Family fare is also important to the Milton native’s vision for Cinema Paradiso, named after the 1989 Italian Oscar-winning film. “It would be great to have some movies that only cost $10 for an entire family. It’ll be an art house at some point. I won’t be showing first-run stuff. I don’t want to compete with Hoyts or Merrill’s,” Thompson explains, referring to the area’s two largest commercial exhibitors.

It was Hoyts that gave him the initial inspiration for his planned enterprise. When he went to see the re-release of the original Star Wars in 1997, Thompson was upset that Cinema 9 on Shelburne Road lacked the Digital Surround Sound available in other cities. He did some research on the funding and real estate that would be required to establish his own theater. Thompson even set up a table on the Church Street Marketplace to conduct a public survey, asking passersby to speculate on their ideal movie-going experiences.

Nothing much happened with Thompson’s dreams until a few years ago when he hooked up with Main Street Landing, which had proposed a mixed-use development along the waterfront side of Battery Street. The theater will be across the road from and just south of the Radisson Hotel.

Adamant about installing full digital capability, Thompson hopes Paradiso also can be “THX-certified” — a technological designation named for another futuristic George Lucas flick, THX 1138, which came out in 1971. “That certification involves everything from finely calibrated soundproofing to the size of the screen to the type of lens on the projector,” Thompson explains.

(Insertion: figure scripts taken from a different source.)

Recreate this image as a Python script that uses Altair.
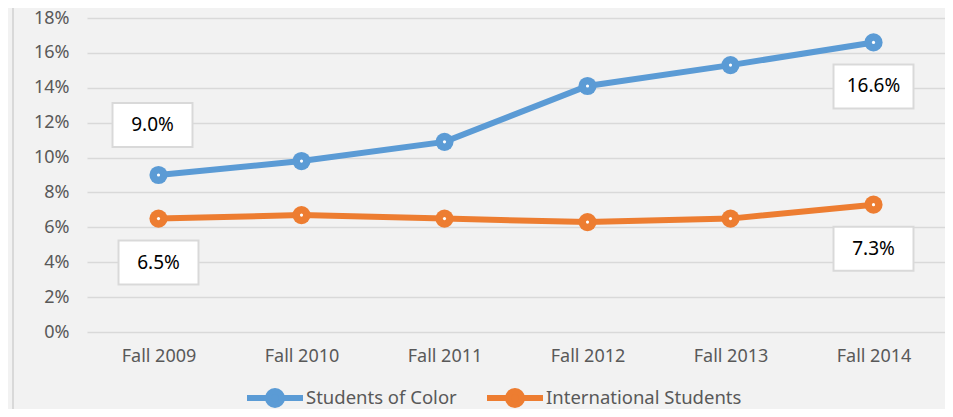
import altair as alt
import pandas as pd

years = ["Fall 2009", "Fall 2010", "Fall 2011", "Fall 2012", "Fall 2013", "Fall 2014"]
color_students = [9.0, 9.8, 10.9, 14.1, 15.3, 16.6]
international = [6.5, 6.7, 6.5, 6.3, 6.5, 7.3]
series_names = ["Students of Color", "International Students"]
series_colors = ["#5b9bd5", "#ed7d31"]
y_ticks = [0, 2, 4, 6, 8, 10, 12, 14, 16, 18]

rows = []
for y, a, b in zip(years, color_students, international):
    rows.append({"year": y, "series": series_names[0], "value": a / 100})
    rows.append({"year": y, "series": series_names[1], "value": b / 100})
df = pd.DataFrame(rows)

# labels: first and last point of each series
lab_above = pd.DataFrame([{"year": years[0], "value": color_students[0] / 100, "txt": "9.0%"}])
lab_below = pd.DataFrame([
    {"year": years[0], "value": international[0] / 100, "txt": "6.5%"},
    {"year": years[-1], "value": color_students[-1] / 100, "txt": "16.6%"},
    {"year": years[-1], "value": international[-1] / 100, "txt": "7.3%"},
])

FONT = "Noto Sans"
FS = 18
x_enc = alt.X("year:N", sort=years, title=None,
              scale=alt.Scale(type="point", padding=0.5),
              axis=alt.Axis(labelAngle=0, ticks=False, domain=False, grid=False,
                            labelPadding=15))
y_enc = alt.Y("value:Q", title=None,
              scale=alt.Scale(domain=[0, 0.18], nice=False),
              axis=alt.Axis(format=".0%", values=[v / 100 for v in y_ticks],
                            labelOverlap=False, ticks=False, domain=False, grid=True,
                            labelPadding=18))
color_enc = alt.Color("series:N", sort=series_names,
                      scale=alt.Scale(domain=series_names, range=series_colors),
                      legend=alt.Legend(title=None, orient="none", direction="horizontal",
                                        legendX=157, legendY=349,
                                        symbolType="M-1,0 L-0.25,0 M0.25,0 L1,0 M-0.25,0 A0.25,0.25 0 1,1 0.25,0 A0.25,0.25 0 1,1 -0.25,0 Z",
                                        symbolSize=3136, symbolStrokeWidth=6,
                                        labelFontSize=18.5, labelColor="#595959", labelFont=FONT,
                                        labelOffset=0, columnPadding=18, labelLimit=400))
color_nolegend = alt.Color("series:N", sort=series_names,
                           scale=alt.Scale(domain=series_names, range=series_colors), legend=None)

base = alt.Chart(df)
lines = base.mark_line(strokeWidth=6).encode(x=x_enc, y=y_enc, color=color_enc)
points = base.mark_point(filled=True, size=330, opacity=1).encode(x=x_enc, y=y_enc, color=color_nolegend)
dots = base.mark_point(filled=True, size=10, color="white", opacity=1).encode(x=x_enc, y=y_enc)

box_shape = "M-1,-0.55 L1,-0.55 L1,0.55 L-1,0.55 Z"

def label_layer(d, dx, dy):
    b = alt.Chart(d)
    box = b.mark_point(shape=box_shape, size=6400, filled=True, fill="white",
                       stroke="#d9d9d9", strokeWidth=2, opacity=1,
                       xOffset=dx, yOffset=dy).encode(x=x_enc, y=y_enc)
    txt = b.mark_text(fontSize=19, font=FONT, color="#000000", xOffset=dx, yOffset=dy).encode(
        x=x_enc, y=y_enc, text="txt:N")
    return box + txt

border = alt.Chart(pd.DataFrame({"k": [0]})).mark_rule(color="#d9d9d9", strokeWidth=2).encode(
    x=alt.value(-74), y=alt.value(-18), y2=alt.value(400))

chart = alt.layer(
    border, lines, points, dots,
    label_layer(lab_above, -6, -50),
    label_layer(lab_below, 0, 44),
).properties(
    width=858, height=314,
    background="#f2f2f2",
    padding={"left": 79, "top": 10, "right": 0, "bottom": 77},
    autosize=alt.AutoSizeParams(type="none"),
).configure_view(stroke=None).configure_axis(
    labelFontSize=FS, labelColor="#595959", labelFont=FONT,
    gridColor="#d9d9d9", gridWidth=1.5, labelOverlap=False,
)

chart.save("out.html", embed_options={"renderer": "svg", "actions": False})
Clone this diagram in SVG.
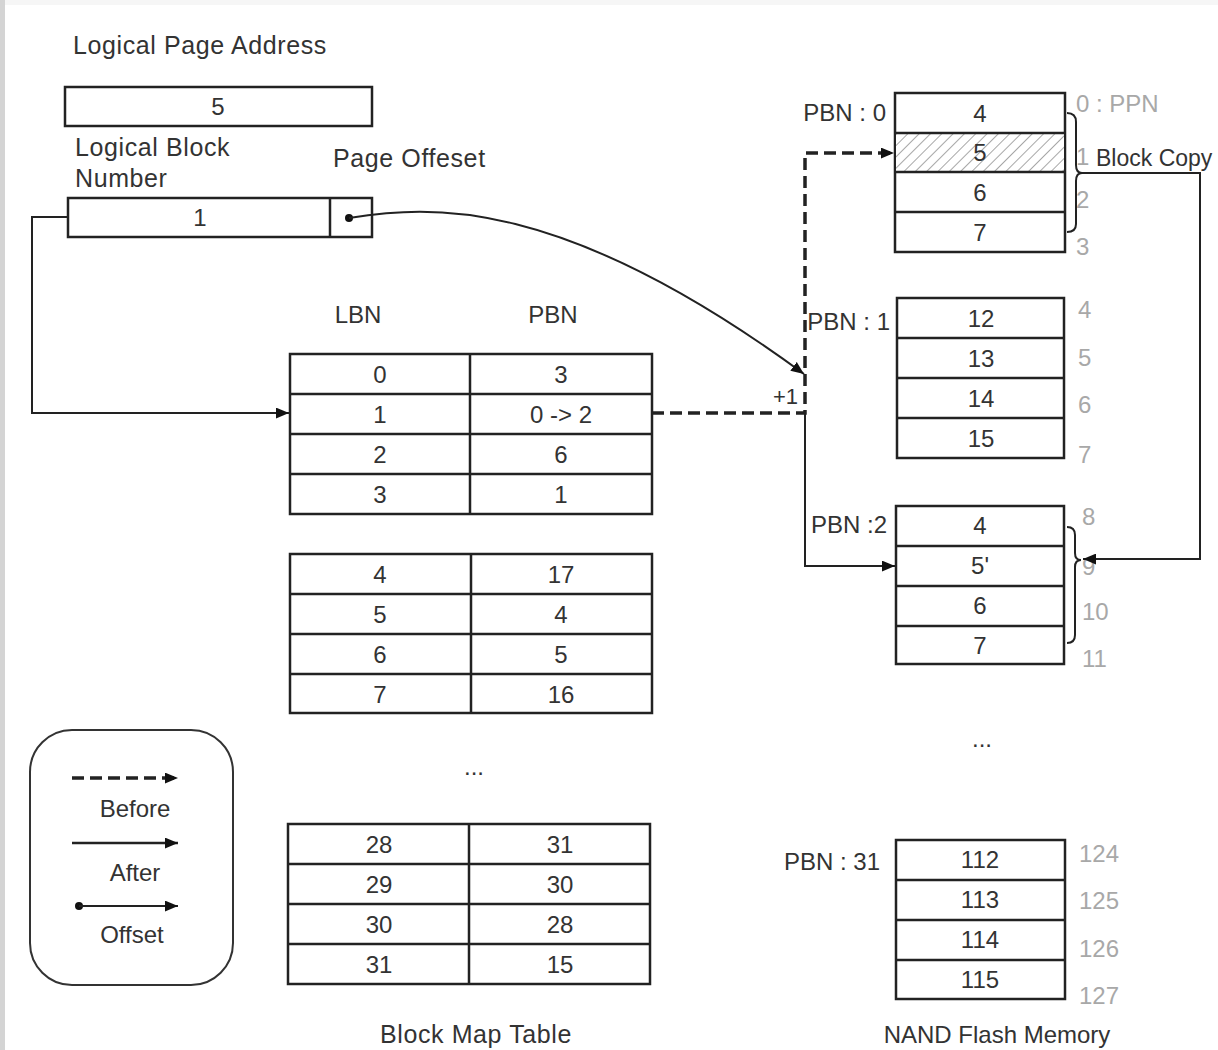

He and his brother Mike are going to build the ticket booth and concession stand. “Cinema Paradiso will be family-owned and operated,” vows Thompson, who intends to do all the booking himself. “I’ve made some connections with Sony Classics and Warner Bros., but I think art-house films will be tough. There’s never any rhyme or reason to which ones do well.”

His own recent favorites in this genre were discovered on the shelves of a video store: Children of Heaven is a 1999 Iranian drama about two poor children forced to share one pair of shoes. A Chef in Love, the tale of a French cook who ventures to Soviet Georgia in the 1920s, came out six years ago.

Without the publicity or TV trailers of a Hollywood blockbuster, independent and foreign-language selections can easily fall through the cracks. Thompson is considering a newsletter — perhaps like the informative publication put out by the Savoy in Montpelier — and a Web site. He’s also thinking about offering memberships.

Thompson has told the Vermont International Film Festival, which takes place every fall in venues throughout the Queen City, “that they can pretty much have the theater then.”

Repertory, or second-run, classics will figure prominently on the Cinema Paradiso schedule, Thompson says. “I might even do a Star Wars marathon.”